OBJECTIVE: Extract the first line of the entries below and every line after it up to the one containing "Bar, XAxis, YAxis", both kept. Pictures are excluded.

--------------------------------

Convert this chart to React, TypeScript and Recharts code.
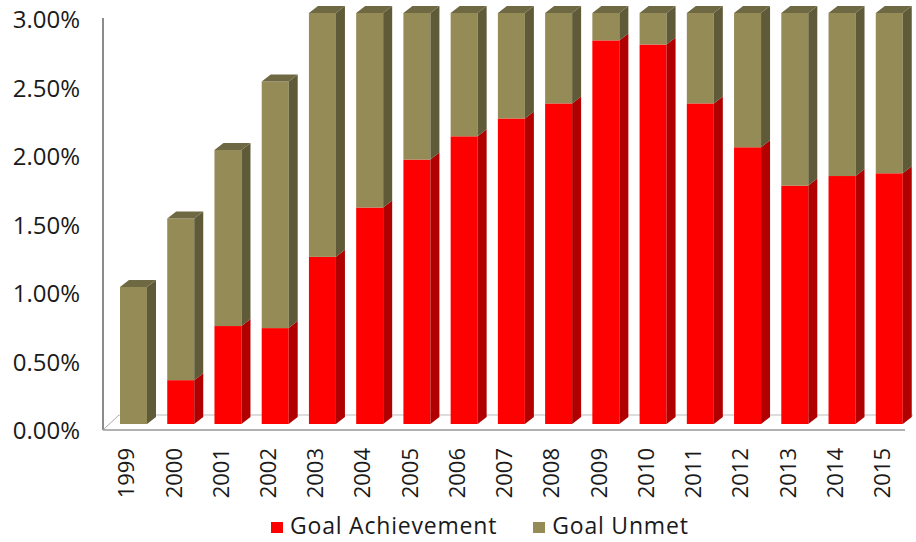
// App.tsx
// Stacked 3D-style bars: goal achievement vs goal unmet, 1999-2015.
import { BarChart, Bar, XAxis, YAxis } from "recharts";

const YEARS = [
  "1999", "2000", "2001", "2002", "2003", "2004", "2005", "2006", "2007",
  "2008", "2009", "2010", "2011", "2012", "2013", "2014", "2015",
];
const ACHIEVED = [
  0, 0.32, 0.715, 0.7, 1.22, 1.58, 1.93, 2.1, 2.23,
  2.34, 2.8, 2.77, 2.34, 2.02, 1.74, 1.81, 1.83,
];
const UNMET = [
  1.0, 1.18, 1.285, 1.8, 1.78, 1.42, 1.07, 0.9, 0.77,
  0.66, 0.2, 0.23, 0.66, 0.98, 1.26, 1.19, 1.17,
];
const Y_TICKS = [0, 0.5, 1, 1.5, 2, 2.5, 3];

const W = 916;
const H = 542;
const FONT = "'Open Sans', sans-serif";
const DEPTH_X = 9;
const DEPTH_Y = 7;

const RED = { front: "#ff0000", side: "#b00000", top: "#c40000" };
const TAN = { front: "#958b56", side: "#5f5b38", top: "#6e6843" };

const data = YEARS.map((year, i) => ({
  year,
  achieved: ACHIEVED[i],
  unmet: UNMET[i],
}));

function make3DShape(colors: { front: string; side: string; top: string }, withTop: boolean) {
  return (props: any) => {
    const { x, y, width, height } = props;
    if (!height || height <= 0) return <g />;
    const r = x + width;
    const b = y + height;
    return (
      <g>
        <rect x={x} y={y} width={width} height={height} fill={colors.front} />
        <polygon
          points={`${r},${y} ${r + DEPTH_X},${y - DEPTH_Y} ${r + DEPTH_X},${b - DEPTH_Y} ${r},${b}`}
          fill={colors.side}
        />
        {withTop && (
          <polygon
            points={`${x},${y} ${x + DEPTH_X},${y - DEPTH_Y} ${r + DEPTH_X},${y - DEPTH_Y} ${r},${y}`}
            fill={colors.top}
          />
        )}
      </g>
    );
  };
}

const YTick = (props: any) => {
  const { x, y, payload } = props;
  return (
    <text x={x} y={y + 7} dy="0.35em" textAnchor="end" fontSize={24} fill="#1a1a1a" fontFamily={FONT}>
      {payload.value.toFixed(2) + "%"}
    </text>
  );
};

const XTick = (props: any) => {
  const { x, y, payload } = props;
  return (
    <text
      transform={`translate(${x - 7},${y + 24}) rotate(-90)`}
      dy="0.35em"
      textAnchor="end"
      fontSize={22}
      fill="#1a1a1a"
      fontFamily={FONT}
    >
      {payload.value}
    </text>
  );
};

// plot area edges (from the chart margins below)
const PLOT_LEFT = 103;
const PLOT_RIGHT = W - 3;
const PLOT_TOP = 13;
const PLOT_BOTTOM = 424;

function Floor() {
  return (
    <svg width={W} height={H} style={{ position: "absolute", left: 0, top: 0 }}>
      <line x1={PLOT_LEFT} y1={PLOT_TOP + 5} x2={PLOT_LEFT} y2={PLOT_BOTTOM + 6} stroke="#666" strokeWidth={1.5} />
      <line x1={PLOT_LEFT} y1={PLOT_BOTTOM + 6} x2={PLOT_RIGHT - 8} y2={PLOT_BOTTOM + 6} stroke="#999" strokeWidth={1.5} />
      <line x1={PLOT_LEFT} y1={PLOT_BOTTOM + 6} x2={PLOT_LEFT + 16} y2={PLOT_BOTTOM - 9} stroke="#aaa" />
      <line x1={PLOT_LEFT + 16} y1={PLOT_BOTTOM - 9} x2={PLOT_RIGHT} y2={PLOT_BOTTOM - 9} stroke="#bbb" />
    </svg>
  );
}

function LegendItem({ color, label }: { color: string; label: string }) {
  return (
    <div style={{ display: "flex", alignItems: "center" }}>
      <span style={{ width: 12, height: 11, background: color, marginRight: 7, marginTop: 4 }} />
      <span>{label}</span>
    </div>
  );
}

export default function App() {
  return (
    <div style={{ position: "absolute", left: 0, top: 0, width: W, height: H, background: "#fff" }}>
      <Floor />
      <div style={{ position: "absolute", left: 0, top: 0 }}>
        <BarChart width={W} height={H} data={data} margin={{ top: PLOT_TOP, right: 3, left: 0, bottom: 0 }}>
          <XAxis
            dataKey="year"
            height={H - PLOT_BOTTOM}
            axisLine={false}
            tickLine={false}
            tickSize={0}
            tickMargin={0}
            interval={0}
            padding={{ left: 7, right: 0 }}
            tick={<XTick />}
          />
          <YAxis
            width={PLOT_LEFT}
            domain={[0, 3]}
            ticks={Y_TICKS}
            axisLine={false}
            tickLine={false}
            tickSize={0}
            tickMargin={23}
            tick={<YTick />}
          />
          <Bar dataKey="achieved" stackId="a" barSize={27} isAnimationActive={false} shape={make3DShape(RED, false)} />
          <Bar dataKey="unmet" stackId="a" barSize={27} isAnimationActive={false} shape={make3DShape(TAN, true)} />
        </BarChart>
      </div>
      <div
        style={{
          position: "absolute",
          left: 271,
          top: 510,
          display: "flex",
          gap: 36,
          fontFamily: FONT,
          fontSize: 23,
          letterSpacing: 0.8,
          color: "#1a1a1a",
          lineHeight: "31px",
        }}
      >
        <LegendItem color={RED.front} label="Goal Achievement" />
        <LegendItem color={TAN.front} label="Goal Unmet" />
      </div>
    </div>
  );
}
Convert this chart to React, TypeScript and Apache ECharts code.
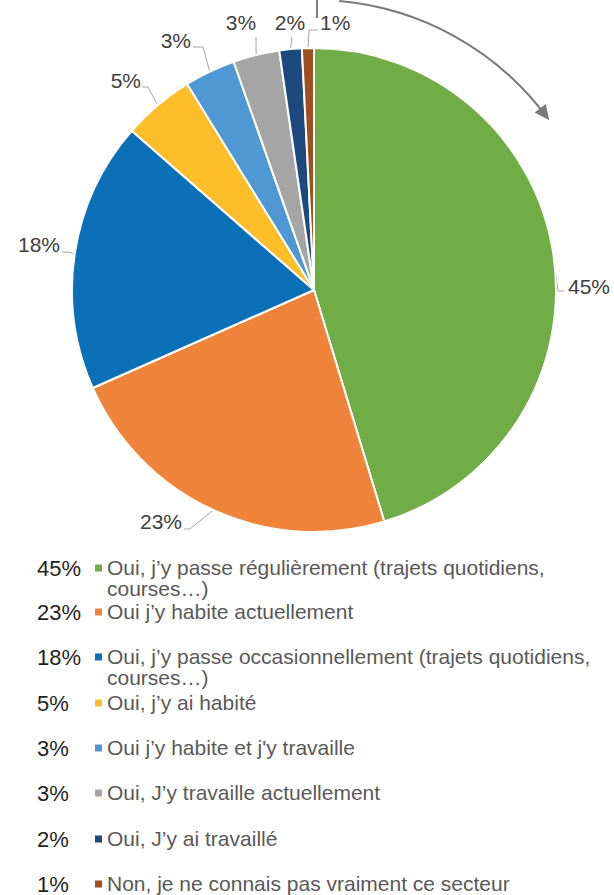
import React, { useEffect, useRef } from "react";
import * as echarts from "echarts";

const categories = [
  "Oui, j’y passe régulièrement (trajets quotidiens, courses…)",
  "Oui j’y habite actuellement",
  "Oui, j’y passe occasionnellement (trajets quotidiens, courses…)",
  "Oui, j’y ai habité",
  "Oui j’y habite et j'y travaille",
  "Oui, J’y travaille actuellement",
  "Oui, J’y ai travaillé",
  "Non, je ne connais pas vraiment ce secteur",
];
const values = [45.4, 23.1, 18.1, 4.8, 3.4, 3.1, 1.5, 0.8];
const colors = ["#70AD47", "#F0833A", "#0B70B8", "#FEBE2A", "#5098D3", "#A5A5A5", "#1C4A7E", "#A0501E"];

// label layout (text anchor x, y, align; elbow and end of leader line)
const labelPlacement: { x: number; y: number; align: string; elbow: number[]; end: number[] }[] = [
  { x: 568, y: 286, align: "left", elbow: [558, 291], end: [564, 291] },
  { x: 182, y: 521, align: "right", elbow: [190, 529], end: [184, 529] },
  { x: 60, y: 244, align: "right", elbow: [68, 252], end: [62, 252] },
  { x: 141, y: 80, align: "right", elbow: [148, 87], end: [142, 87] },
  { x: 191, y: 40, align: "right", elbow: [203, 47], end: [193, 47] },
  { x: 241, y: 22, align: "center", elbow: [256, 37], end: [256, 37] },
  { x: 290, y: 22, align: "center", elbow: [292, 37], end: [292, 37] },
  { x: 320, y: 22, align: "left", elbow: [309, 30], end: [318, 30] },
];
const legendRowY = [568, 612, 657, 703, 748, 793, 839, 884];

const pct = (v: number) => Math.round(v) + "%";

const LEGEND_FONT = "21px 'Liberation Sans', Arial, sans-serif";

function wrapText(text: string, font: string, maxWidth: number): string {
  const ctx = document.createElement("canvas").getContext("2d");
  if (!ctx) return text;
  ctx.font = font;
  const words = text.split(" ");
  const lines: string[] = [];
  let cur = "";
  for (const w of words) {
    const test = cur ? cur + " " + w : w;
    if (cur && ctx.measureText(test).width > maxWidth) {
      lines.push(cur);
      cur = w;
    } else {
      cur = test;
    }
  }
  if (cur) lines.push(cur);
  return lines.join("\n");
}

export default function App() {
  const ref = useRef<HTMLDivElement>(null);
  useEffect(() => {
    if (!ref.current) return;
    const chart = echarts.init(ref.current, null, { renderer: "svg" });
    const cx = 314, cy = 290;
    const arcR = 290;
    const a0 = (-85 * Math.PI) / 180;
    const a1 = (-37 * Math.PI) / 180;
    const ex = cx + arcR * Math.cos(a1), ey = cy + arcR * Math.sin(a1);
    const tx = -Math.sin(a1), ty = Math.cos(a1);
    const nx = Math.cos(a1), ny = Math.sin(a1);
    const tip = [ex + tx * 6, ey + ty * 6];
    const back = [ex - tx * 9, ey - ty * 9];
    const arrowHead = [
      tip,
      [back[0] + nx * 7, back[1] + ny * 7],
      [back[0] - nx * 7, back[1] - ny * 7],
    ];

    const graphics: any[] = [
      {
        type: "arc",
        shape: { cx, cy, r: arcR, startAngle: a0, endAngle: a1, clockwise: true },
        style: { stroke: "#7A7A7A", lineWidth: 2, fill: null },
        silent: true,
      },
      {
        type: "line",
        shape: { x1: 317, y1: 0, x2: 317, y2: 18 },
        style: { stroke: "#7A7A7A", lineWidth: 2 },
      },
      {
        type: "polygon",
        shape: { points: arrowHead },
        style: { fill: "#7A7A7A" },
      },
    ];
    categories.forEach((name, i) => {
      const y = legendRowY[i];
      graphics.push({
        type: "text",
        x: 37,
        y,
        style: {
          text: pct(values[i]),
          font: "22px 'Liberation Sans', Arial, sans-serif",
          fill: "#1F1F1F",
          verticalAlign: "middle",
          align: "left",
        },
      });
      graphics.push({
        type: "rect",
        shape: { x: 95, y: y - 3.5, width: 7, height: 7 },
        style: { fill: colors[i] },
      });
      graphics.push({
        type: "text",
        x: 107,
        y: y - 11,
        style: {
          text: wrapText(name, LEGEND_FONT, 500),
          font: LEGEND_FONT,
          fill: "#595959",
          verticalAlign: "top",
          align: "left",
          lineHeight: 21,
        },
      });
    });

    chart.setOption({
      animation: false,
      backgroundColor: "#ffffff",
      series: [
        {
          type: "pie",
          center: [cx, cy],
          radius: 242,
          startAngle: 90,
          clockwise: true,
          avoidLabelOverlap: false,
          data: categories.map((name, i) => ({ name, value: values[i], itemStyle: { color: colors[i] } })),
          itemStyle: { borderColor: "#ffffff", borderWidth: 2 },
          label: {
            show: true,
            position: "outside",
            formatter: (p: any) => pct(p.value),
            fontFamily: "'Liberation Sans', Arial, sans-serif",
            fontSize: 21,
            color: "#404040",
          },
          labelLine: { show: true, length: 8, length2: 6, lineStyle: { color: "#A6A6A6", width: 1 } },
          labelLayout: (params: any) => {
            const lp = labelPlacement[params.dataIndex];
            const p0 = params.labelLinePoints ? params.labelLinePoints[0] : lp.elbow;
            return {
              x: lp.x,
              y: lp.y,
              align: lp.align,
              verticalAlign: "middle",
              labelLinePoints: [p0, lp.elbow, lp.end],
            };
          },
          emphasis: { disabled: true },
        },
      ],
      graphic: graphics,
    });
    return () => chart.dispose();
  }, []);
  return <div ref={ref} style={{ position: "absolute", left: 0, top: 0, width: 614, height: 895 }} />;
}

--------------------------------

RESPONSE TO THE TASK:
Convert this chart to React, TypeScript and Recharts code.
// App.tsx
// Stacked 3D-style bars: goal achievement vs goal unmet, 1999-2015.
import { BarChart, Bar, XAxis, YAxis } from "recharts";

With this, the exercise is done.